As the group evolves, we envisage that it could become more forward-looking, anticipating 5,10 and 20 year positions for the city and identifying emerging cultural, scientific, technological and economic trends and breakthroughs that would benefit Birmingham the most.
Birmingham Partners has a website , a steering group and some high profile members including the city’s universities, the community healthcare trust and the Centre for Voluntary Action. There are apparently other members, but they are not listed on the site, nor is there any explanation as to how an organisation, big or small, gets into this club.
RJF Public Affairs, publisher of Chamberlain News, applied to join Birmingham Partners and was subsequently required to set out why it wanted to join.
We are assured, however, by Mark Rogers, city council chief executive, that this is not a collection of “the usual suspects” and it would be an insult to suggest it is.

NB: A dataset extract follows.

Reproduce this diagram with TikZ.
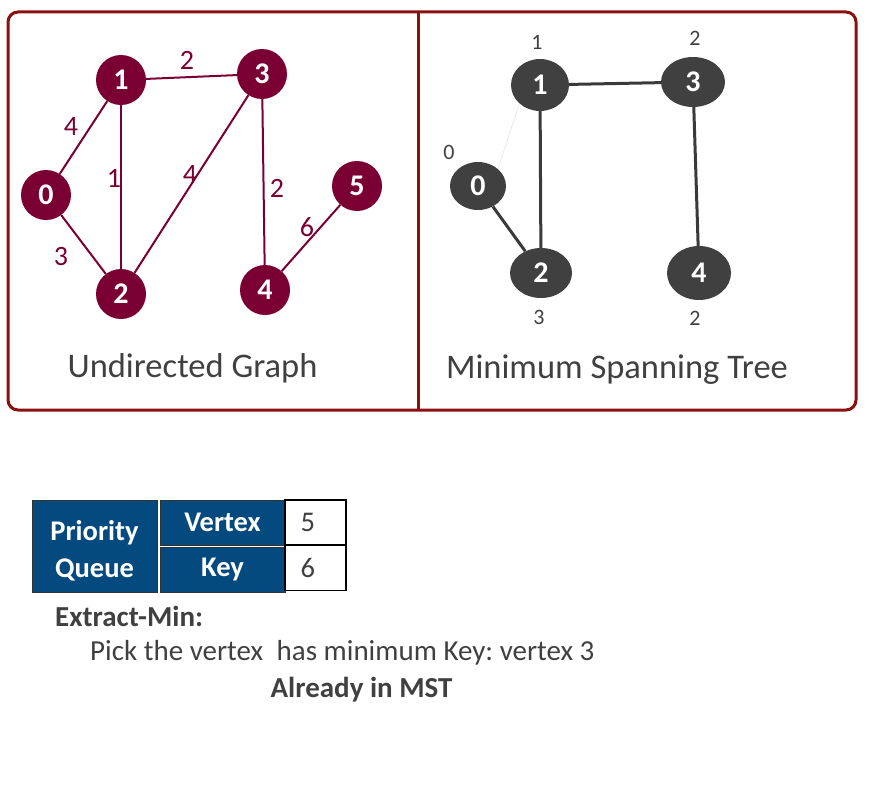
\documentclass[tikz,border=0pt]{standalone}
\usepackage{fontspec}
\setmainfont{Carlito}
\frenchspacing
\usetikzlibrary{positioning,shapes.geometric}
\definecolor{maroon}{RGB}{122,0,51}
\definecolor{framered}{RGB}{139,16,16}
\definecolor{treegray}{RGB}{64,64,64}
\definecolor{pqblue}{RGB}{4,74,127}
\definecolor{textgray}{RGB}{64,64,64}
\begin{document}
\begin{tikzpicture}[x=1pt, y=-1pt,
    gnode/.style={circle, fill=maroon, text=white, minimum size=50pt, inner sep=0pt, font=\fontsize{30}{30}\selectfont\bfseries},
    tnode/.style={ellipse, fill=treegray, text=white, inner sep=0pt, font=\fontsize{30}{30}\selectfont\bfseries},
    gedge/.style={draw=maroon, line width=2pt},
    tedge/.style={draw=treegray!90!black, line width=3pt},
    wlab/.style={midway, text=maroon, inner sep=0pt, font=\fontsize{28}{28}\selectfont},
    keylab/.style={text=textgray, font=\fontsize{22}{22}\selectfont},
    title/.style={anchor=base, text=textgray, inner sep=0pt, font=\fontsize{34.5}{34.5}\selectfont},
    pqbox/.style={draw=black!80, fill=pqblue, text=white, line width=1pt, inner sep=0pt, align=center, font=\fontsize{28.5}{37}\selectfont\bfseries},
    valbox/.style={draw=black, fill=white, line width=1.5pt, minimum width=61pt, minimum height=45pt, text width=30pt, align=left, text=textgray, font=\fontsize{28.5}{28.5}\selectfont},
    note/.style={text=textgray, inner sep=0pt, font=\fontsize{29}{29}\selectfont}]
  \useasboundingbox (0,0) rectangle (869,800);
  % frames
  \draw[framered, line width=3pt, rounded corners=10pt] (8,12) rectangle (856,410);
  \draw[framered, line width=3pt] (418,12) -- (418,410);
  % undirected graph
  \node[gnode] (g0) at (46,195) {0};
  \node[gnode] (g1) at (121,80) {1};
  \node[gnode] (g2) at (121,294) {2};
  \node[gnode] (g3) at (262,74) {3};
  \node[gnode] (g4) at (265,290) {4};
  \node[gnode] (g5) at (357,186) {5};
  \draw[gedge] (g1) -- node[wlab, xshift=-4.5pt, yshift=17pt] {2} (g3);
  \draw[gedge] (g0) -- node[wlab, xshift=-12.5pt, yshift=10.5pt] {4} (g1);
  \draw[gedge] (g1) -- node[wlab, xshift=-7pt, yshift=9pt] {1} (g2);
  \draw[gedge] (g2) -- node[wlab, xshift=-1.5pt, yshift=9pt] {4} (g3);
  \draw[gedge] (g3) -- node[wlab, xshift=13.5pt, yshift=-6pt] {2} (g4);
  \draw[gedge] (g4) -- node[wlab, xshift=-4pt, yshift=11pt] {6} (g5);
  \draw[gedge] (g0) -- node[wlab, xshift=-22.5pt, yshift=-12.5pt] {3} (g2);
  \node[title] (ug) at (192.5,377) {Undirected Graph};
  % minimum spanning tree
  \node[tnode, minimum width=58pt, minimum height=52pt] (t1) at (540,85) {1};
  \node[tnode, minimum width=64pt, minimum height=50pt] (t3) at (693,82) {3};
  \node[tnode, minimum width=56pt, minimum height=48pt] (t0) at (478,186) {0};
  \node[tnode, minimum width=62pt, minimum height=50pt] (t2) at (541,273) {2};
  \node[tnode, minimum width=64pt, minimum height=54pt] (t4) at (699,273) {4};
  \draw[black!12, line width=0.5pt] (t0.north east) -- (t1.south west);
  \draw[tedge] (t1) -- (t3);
  \draw[tedge] (t1) -- (t2);
  \draw[tedge] (t3) -- (t4);
  \draw[tedge] (t0) -- (t2);
  \node[keylab] (k1) at (537,42) {1};
  \node[keylab] (k3) at (695,38) {2};
  \node[keylab] (k0) at (449,152) {0};
  \node[keylab] (k2) at (539,317) {3};
  \node[keylab] (k4) at (695,318) {2};
  \node[title] (mst) at (617,378) {Minimum Spanning Tree};
  % priority queue
  \node[pqbox, minimum width=125pt, minimum height=92pt] (pq) at (94.5,546) {};
  \node[pqbox, draw=none, fill=none] (pqt) at (94.5,551) {Priority\\Queue};
  \node[pqbox, minimum width=125pt, minimum height=45pt] (pqv) at (222.5,522.5) {Vertex};
  \node[pqbox, minimum width=125pt, minimum height=45pt] (pqk) at (222.5,569.5) {Key};
  \node[valbox] (v5) at (315.5,522.5) {5};
  \node[valbox] (v6) at (315.5,568) {6};
  \node[note, anchor=base west, font=\fontsize{29}{29}\selectfont\bfseries] (em) at (55,626) {Extract-Min:};
  \node[note, anchor=base west] (pick) at (90,660) {Pick the vertex\hspace{7pt} has minimum Key: vertex 3};
  \node[note, anchor=base, font=\fontsize{29}{29}\selectfont\bfseries] (aim) at (361.5,697) {Already in MST};
\end{tikzpicture}
\end{document}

The role of the steering group is “to help develop a new narrative for Birmingham, which reflects the many positive aspects of the city and to provide a collective and inclusive approach to leadership”.

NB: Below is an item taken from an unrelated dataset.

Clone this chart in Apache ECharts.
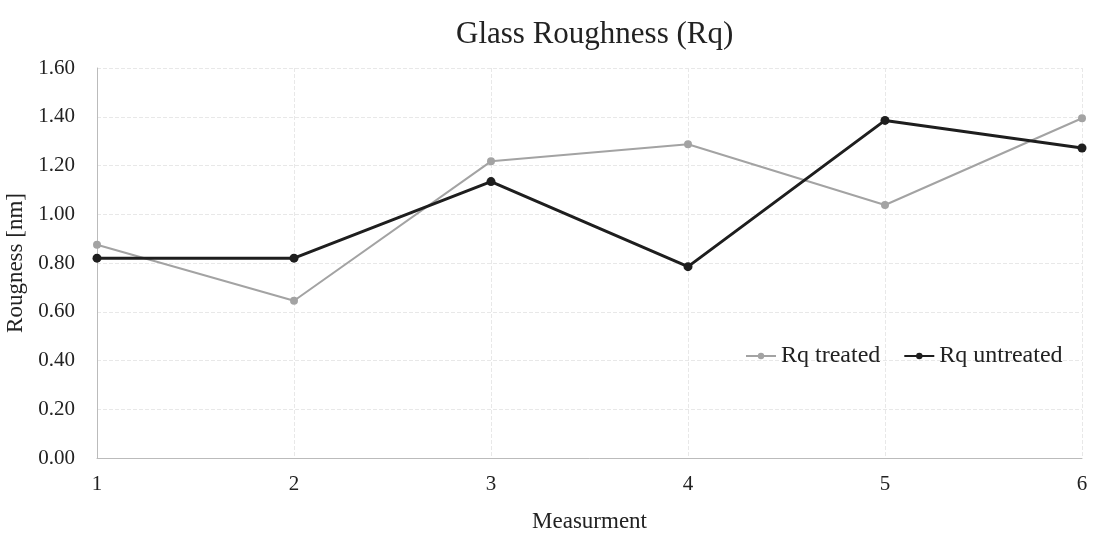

Membership of the steering group remains a mystery since the website makes no mention of its existence, although there is an oblique reference in the council’s report to the improvement panel:
The current membership of the steering group is broadly representative of the various sectors within the city that Birmingham Partners is seeking to attract. It is comprised of a group of interested individuals who have come forward to work with the Council to launch this initiative.
The website features some recycled press releases about Birmingham’s heritage week, the benefit of giving up smoking and the ‘Super September’ calendar of city sports and leisure events.
We learn from the council evidence pack that there have been 43 commitments to lead conversations, host events, provide information and become part of a communications team and that the website will be the coordination and focal point for the What Makes Birmingham Great campaign.
To make sure everyone understands that the independent leadership group will have no hold over elected councillors, the evidence pack states:
BPG has no formal duties or responsibilities (including financial) other than to develop and agree a city vision. It is underpinned by enlightened self-interest to achieve mutually beneficial objectives and its purpose is to develop a consensus and coalition around the City vision.
The key function is to influence the mainstream and the member organisational objectives and policies to provide more coherence and synergy across the public, private and voluntary sectors. In doing this it needs to be forward looking and thinking, anticipating and planning for future scenarios, operating environments, opportunities and challenges.
There is no hierarchy where BPG is responsible for the performance and functions of the city’s existing partnerships. In part because this is not the model BPG will be operating and in part there would be no mandate or authority to perform this function.
It remains to be seen whether the evolution of Birmingham Partners satisfies the Birmingham Independent Improvement Panel. Panel members will have to decide whether Birmingham Partners truly satisfies the Kerslake recommendation for an leadership group, and if it doesn’t whether that matters.